On 18 Sep 2009 at 18:00, Bart Oldeman wrote:
> In fact HDIO_GETGEO gives bogus info so I changed it 
> to look at the MBR as well to determine CHS limits.
> It's now in SVN.
> 
> Bart
>
you mean completely bogus?
I understand that the cylinders value is limited by a 16bit variable 
(clamped to (ushort) -1). Other than that, I used to think that 
HDIO_GETGEO always provides whatever the Linux kernel thinks is the 
right geometry, which in my experience is as correct as it gets :-) 
At least for my purposes, that is. My benchmark of geometry 
correctness is that the drive partitioned by Linux can boot in the 
same system (same BIOS) and in other hardware setups too...

With IDE (ATA) devices, Linux is aware of two geometries: "physical" 
and "logical". Physical is what the disk drive suggests at the IDE 
level in some service registers. In addition to that, Linux takes a 
peek into the partition table, and infers some values from that - 
that's logical geometry. The "H" and "S" values for the two 
geometries can differ. If they do differ, Linux defaults to using the 
"logical" geometry, as that's how it gets the partitions to work 
right.
I guess I've discovered that Linux does not ask the system BIOS for 
its opinion about a particular drive's geometry.
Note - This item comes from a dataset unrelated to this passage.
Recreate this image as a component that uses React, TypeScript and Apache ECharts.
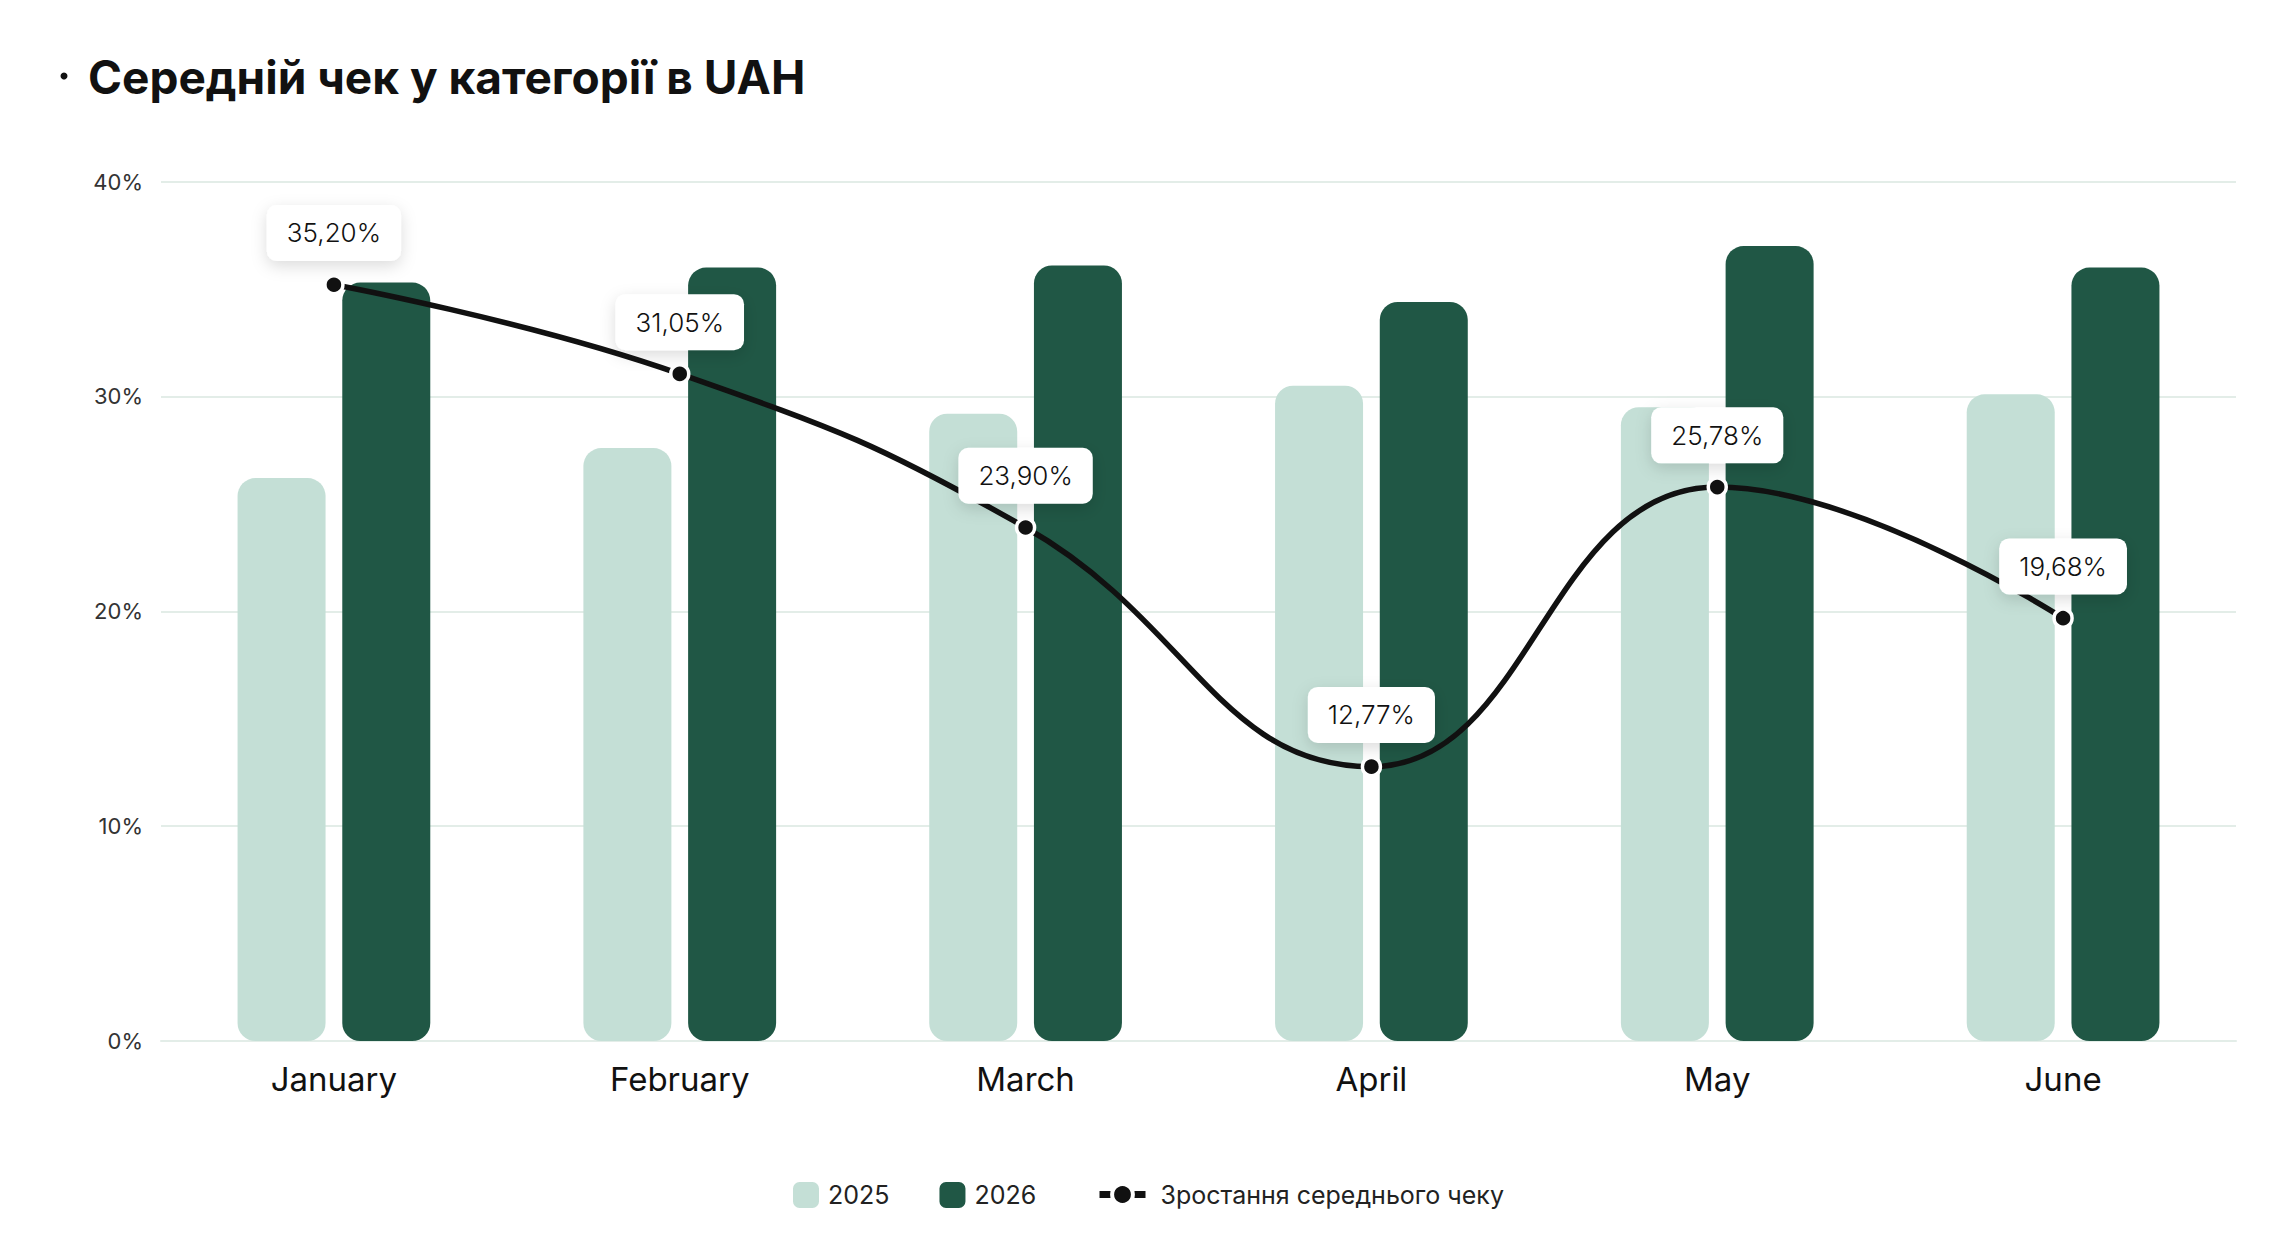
import React, { useEffect, useRef } from "react";
import * as echarts from "echarts";

const categories = ["January", "February", "March", "April", "May", "June"];
const values2025 = [26.2, 27.6, 29.2, 30.5, 29.5, 30.1];
const values2026 = [35.3, 36.0, 36.1, 34.4, 37.0, 36.0];
const growth = [35.2, 31.05, 23.9, 12.77, 25.78, 19.68];
const yTicks = [0, 10, 20, 30, 40];

const FONT = "Inter, 'Noto Sans', sans-serif";

export default function App() {
  const ref = useRef<HTMLDivElement>(null);
  useEffect(() => {
    if (!ref.current) return;
    const chart = echarts.init(ref.current, undefined, { renderer: "svg" });
    chart.setOption({
      animation: false,
      backgroundColor: "#ffffff",
      textStyle: { fontFamily: FONT },
      title: {
        text: "Середній чек у категорії в UAH",
        left: 83,
        top: 49,
        textStyle: { fontFamily: FONT, fontSize: 46, fontWeight: 700, color: "#111111" },
      },
      graphic: [
        { type: "circle", shape: { cx: 64, cy: 76, r: 3.5 }, style: { fill: "#111111" } },
      ],
      legend: [
        {
          data: ["2025", "2026"],
          left: 788,
          top: 1177,
          itemWidth: 26,
          itemHeight: 26,
          itemGap: 50,
          icon: "roundRect",
          textStyle: { fontFamily: FONT, fontSize: 25, color: "#222222", padding: [0, 0, 0, 4] },
        },
        {
          data: ["Зростання середнього чеку"],
          left: 1091,
          top: 1177,
          itemWidth: 46,
          itemHeight: 26,
          lineStyle: { width: 7 },
          itemStyle: { borderColor: "#ffffff", borderWidth: 4 },
          textStyle: { fontFamily: FONT, fontSize: 25, color: "#222222", padding: [0, 0, 0, 10] },
        },
      ],
      grid: { left: 161, right: 60, top: 181.6, bottom: 205, containLabel: false },
      xAxis: {
        type: "category",
        data: categories,
        axisLine: { show: true, lineStyle: { color: "#e3ede8", width: 2 } },
        axisTick: { show: false },
        axisLabel: { fontFamily: FONT, fontSize: 33, color: "#111111", margin: 21 },
      },
      yAxis: {
        type: "value",
        min: yTicks[0],
        max: yTicks[yTicks.length - 1],
        interval: 10,
        axisLine: { show: false },
        axisTick: { show: false },
        splitLine: { lineStyle: { color: "#e3ede8", width: 2 } },
        axisLabel: {
          fontFamily: FONT,
          fontSize: 22,
          color: "#333333",
          margin: 18,
          formatter: "{value}%",
        },
      },
      series: [
        {
          name: "2025",
          type: "bar",
          data: values2025,
          barWidth: 88,
          barGap: "19%",
          itemStyle: { color: "#c4dfd6", borderRadius: 18 },
          z: 1,
        },
        {
          name: "2026",
          type: "bar",
          data: values2026,
          barWidth: 88,
          itemStyle: { color: "#205745", borderRadius: 18 },
          z: 1,
        },
        {
          name: "Зростання середнього чеку",
          type: "line",
          data: growth,
          smooth: 0.45,
          symbol: "circle",
          symbolSize: 18,
          lineStyle: { color: "#111111", width: 5.5 },
          itemStyle: { color: "#111111", borderColor: "#ffffff", borderWidth: 3.5 },
          z: 5,
          label: {
            show: true,
            position: "top",
            distance: 13,
            formatter: (p: any) => p.value.toFixed(2).replace(".", ",") + "%",
            fontFamily: FONT,
            fontSize: 26,
            fontWeight: 300,
            lineHeight: 28,
            color: "#111111",
            backgroundColor: "#ffffff",
            borderRadius: 10,
            padding: [14, 20],
            shadowBlur: 16,
            shadowColor: "rgba(0,0,0,0.14)",
            shadowOffsetY: 5,
          },
        },
      ],
    });
    return () => chart.dispose();
  }, []);
  return (
    <div
      ref={ref}
      style={{ position: "fixed", left: 0, top: 0, width: 2296, height: 1246, background: "#fff" }}
    />
  );
}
The system BIOS distinguishes several "geometry styles", typically 
CHS, LBA, LARGE - and the c/h/s values do change immediately if you 
change the geometry style in the BIOS setup. So if you change the 
geometry style in the BIOS, for a factory clean drive, and then you 
partition the drive with a tool that uses BIOS calls to access the 
drives (such as DOS fdisk), and then you reboot to Linux, this is 
what Linux infers as its "logical" geometry and what it keeps on 
using. 

If you want to get rid of the logical geometry being different from 
the physical geometry, either instruct your fdisk to use some other 
explicit CHS values, or just dd if=/dev/zero of=/dev/hda bs=512 
count=1 and invoke the BLKRRPART ioctl() somehow (such as using 
'blockdev --rereadpt', or using a cold reboot).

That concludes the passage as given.